Striking health workersImage source, EPA

There were glimmers of hope on both sides last week that a deal could be done to end the health service strikes.

But the tentative sense of optimism that existed after talks between the unions and Health Secretary Steve Barclay has evaporated.

Speaking privately to figures within the health unions, there is a growing exasperation.

“In 25 years of negotiations, I’ve never seen anything like it” says one. “They dress up a meeting as dialogue, as negotiation, and it’s nothing of the sort.”

“Why are they dragging this out?” another asks. “The NHS is a special case.”

A senior figure in another union predicts a deal will have to be done in the NHS, because no government can win a popularity contest with nurses and ambulance staff.

But another factor that has provoked anger is the government’s repeated public criticism of ambulance services when it comes to providing a basic service on strike days.

‘Digging in’

Ministers have cited the difficulty in signing off what are known as “derogations” to justify their planned new law on introducing what they call minimum safety levels when there is industrial action.

But union sources counter that ambulance services are organised regionally, and so the only way to organise strike day preparation is regionally, even if that takes longer.

Inside the Department of Health, I hear their systems have coped on strike days, the mitigations put in place have worked, albeit in providing a vastly reduced service.

One source talks down a souring of relations, but characterises it like this: “Things haven’t cooled. They just haven’t really changed.”

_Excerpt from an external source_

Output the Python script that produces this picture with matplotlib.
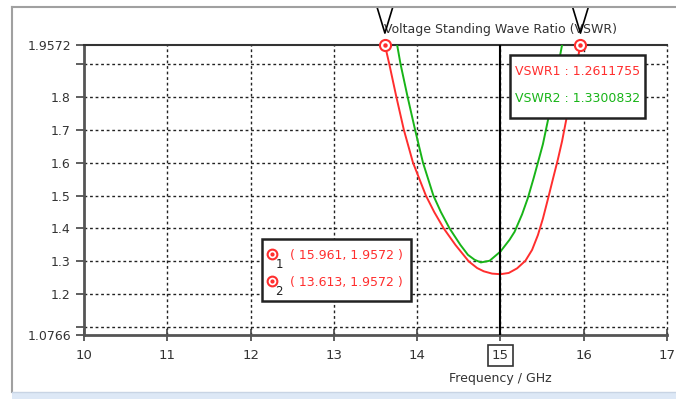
import matplotlib
matplotlib.use("Agg")
import matplotlib.pyplot as plt
from matplotlib.lines import Line2D
from matplotlib.patches import Rectangle
import matplotlib.transforms as mtransforms

# VSWR curves
freq1 = [13.613, 13.665, 13.75, 13.84, 13.95, 14.105, 14.205, 14.32, 14.46, 14.62,
         14.72, 14.80, 14.90, 15.00, 15.10, 15.20, 15.30, 15.38, 15.45, 15.51, 15.57,
         15.63, 15.69, 15.74, 15.79, 15.84, 15.90, 15.961]
vswr1 = [1.9572, 1.90, 1.80, 1.70, 1.60, 1.50, 1.45, 1.40, 1.35, 1.30,
         1.28, 1.27, 1.263, 1.2612, 1.265, 1.279, 1.302, 1.335, 1.380, 1.430, 1.489,
         1.550, 1.610, 1.665, 1.730, 1.800, 1.880, 1.9572]
freq2 = [13.76, 13.80, 13.885, 13.975, 14.07, 14.195, 14.285, 14.39, 14.52, 14.61,
         14.69, 14.765, 14.87, 15.00, 15.11, 15.17, 15.26, 15.33, 15.40, 15.45, 15.51,
         15.58, 15.66, 15.74]
vswr2 = [1.9572, 1.90, 1.80, 1.70, 1.60, 1.50, 1.45, 1.40, 1.35, 1.32,
         1.305, 1.297, 1.302, 1.330, 1.366, 1.390, 1.443, 1.493, 1.554, 1.600, 1.656,
         1.740, 1.850, 1.9572]

marker_f = [15.961, 13.613]
marker_v = [1.9572, 1.9572]
cursor_f = 15.0
cursor_vals = ["1.2611755", "1.3300832"]

x_ticks = [10, 11, 12, 13, 14, 15, 16, 17]
y_grid = [1.1, 1.2, 1.3, 1.4, 1.5, 1.6, 1.7, 1.8, 1.9]
y_ticks = [1.0766, 1.2, 1.3, 1.4, 1.5, 1.6, 1.7, 1.8, 1.9572]
y_min, y_max = 1.0766, 1.9572

RED = "#ff2e2e"
GREEN = "#18b418"
TXT = "#333333"
plt.rcParams['font.family'] = ['DejaVu Sans']

fig = plt.figure(figsize=(6.76, 3.99), dpi=100)
W, H = 676, 399
ax = fig.add_axes([84 / W, 1 - 335 / H, (667 - 84) / W, 290 / H])

# window frame
fig.add_artist(Line2D([12 / W, 12 / W], [1 - 392 / H, 1 - 7 / H], color="#a0a0a0", lw=1.5))
fig.add_artist(Line2D([12 / W, 1], [1 - 7 / H, 1 - 7 / H], color="#a0a0a0", lw=1.5))
fig.add_artist(Rectangle((12 / W, 0), 1, 7 / H, transform=fig.transFigure,
                         facecolor="#dde8f6", edgecolor="none"))
fig.add_artist(Line2D([12 / W, 1], [7 / H, 7 / H], color="#c8d4e4", lw=1))

ax.set_xlim(10, 17)
ax.set_ylim(y_min, y_max)

# grid
for g in y_grid:
    ax.axhline(g, color="#222222", lw=1, ls=(0, (2, 2)), zorder=0.5)
for g in x_ticks[1:]:
    ax.axvline(g, color="#222222", lw=1, ls=(0, (2, 2)), zorder=0.5, clip_on=False)

ax.plot(freq1, vswr1, color=RED, lw=1.4, zorder=3, solid_joinstyle="round")
ax.plot(freq2, vswr2, color=GREEN, lw=1.4, zorder=3, solid_joinstyle="round")

# cursor line
ax.axvline(cursor_f, color="black", lw=1.5, zorder=4)

# markers on top edge
ax.plot(marker_f, marker_v, ls="none", marker="o", ms=8, mfc="white", mec=RED,
        mew=1.5, clip_on=False, zorder=6)
ax.plot(marker_f, marker_v, ls="none", marker="o", ms=2.2, mfc=RED, mec=RED,
        clip_on=False, zorder=7)

# V-shaped pointers above markers
trans = mtransforms.blended_transform_factory(ax.transData, ax.transAxes)
for f in marker_f:
    ax.plot([f - 0.095, f, f + 0.095], [1.131, 1.041, 1.131], color="black", lw=1.2,
            transform=trans, clip_on=False, zorder=6)

# spines
for s in ["left", "bottom"]:
    ax.spines[s].set_color("#555555")
    ax.spines[s].set_linewidth(2)
ax.spines["top"].set_color("#333333")
ax.spines["top"].set_linewidth(1.5)
ax.spines["right"].set_visible(False)

ax.set_xticks(x_ticks)
ax.set_xticklabels([str(t) for t in x_ticks])
ax.set_yticks(y_ticks)
ax.set_yticklabels([f"{t:g}" for t in y_ticks])
ax.set_yticks(y_grid, minor=True)
ax.tick_params(axis="both", which="both", direction="out", length=6, width=1.2,
               color="#444444", labelsize=9, labelcolor=TXT)
ax.tick_params(axis="x", direction="inout", length=8, pad=6, labelsize=9.5)
ax.tick_params(axis="y", which="minor", length=6)

for lbl in ax.get_xticklabels():
    if lbl.get_text() == "15":
        lbl.set_bbox(dict(facecolor="white", edgecolor="#333333", lw=1.2, pad=2.8))

ax.set_xlabel("Frequency / GHz", fontsize=9, color=TXT)
ax.xaxis.set_label_coords((cursor_f - 10) / 7, -0.128)

ax.set_title("Voltage Standing Wave Ratio (VSWR)", fontsize=9, color=TXT,
             x=(cursor_f - 10) / 7, y=1.041, pad=0)

# cursor readout box
ax.add_patch(Rectangle((0.7307, 0.748), 0.2316, 0.2172, transform=ax.transAxes,
                       facecolor="white", edgecolor="#222222", lw=1.8, zorder=8))
ax.text(0.739, 0.907, f"VSWR1 : {cursor_vals[0]}", transform=ax.transAxes,
        fontsize=9, color=RED, va="center", zorder=9)
ax.text(0.739, 0.814, f"VSWR2 : {cursor_vals[1]}", transform=ax.transAxes,
        fontsize=9, color=GREEN, va="center", zorder=9)

# marker list box
ax.add_patch(Rectangle((0.3053, 0.1172), 0.2556, 0.2138, transform=ax.transAxes,
                       facecolor="white", edgecolor="#222222", lw=1.8, zorder=8))
for i, (f, v) in enumerate(zip(marker_f, marker_v)):
    yy = 0.2793 - i * 0.0931
    ax.plot([0.3225], [yy], transform=ax.transAxes, ls="none", marker="o", ms=7,
            mfc="white", mec=RED, mew=1.5, zorder=9)
    ax.plot([0.3225], [yy], transform=ax.transAxes, ls="none", marker="o", ms=2,
            mfc=RED, mec=RED, zorder=10)
    ax.text(0.3345, yy - 0.035, str(i + 1), transform=ax.transAxes, fontsize=8.5,
            color="#222222", va="center", ha="center", zorder=10)
    ax.text(0.3540, yy - 0.004, f"( {f:.3f}, {v:.4f} )", transform=ax.transAxes,
            fontsize=9, color=RED, va="center", zorder=10)

fig.savefig("out.png", dpi=100)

The source adds that the unions are “digging in” and “announcing further strike dates makes it less likely there’ll be a collegiate atmosphere”.

‘Busy elves’

There is a hope that given the prime minister’s priority to reduce waiting lists, the Treasury might look favourably on the need for more money.

“They are busy elves in the Department of Health,” smiles a source elsewhere in Whitehall.

Those in the Treasury argue their focus is on cutting inflation and there will be no new money for striking workers.

Instead there is what is called a “Efficiencies and Savings Review” going on across government.

If departments can find savings from their existing budgets, they can spend them as they see fit.

In other words: cut something you’re already spending money on, and you can spend that money on pay. But you’re not getting any new money.

Others at the centre of government make a blunt economic and political calculation: if a deal is done with one union or one sector, all the others will demand the same – and that will cost a fortune.

Enter – at one step removed from the government – the Rail Delivery Group, representing train companies, offering the RMT union a minimum pay rise of 9% over two years and guaranteed no compulsory redundancies until at least the end of next year.

The union is considering the offer.

Let’s see what happens.

Right now, it’s a safe bet that across plenty of sectors this winter, there are plenty more strikes to come.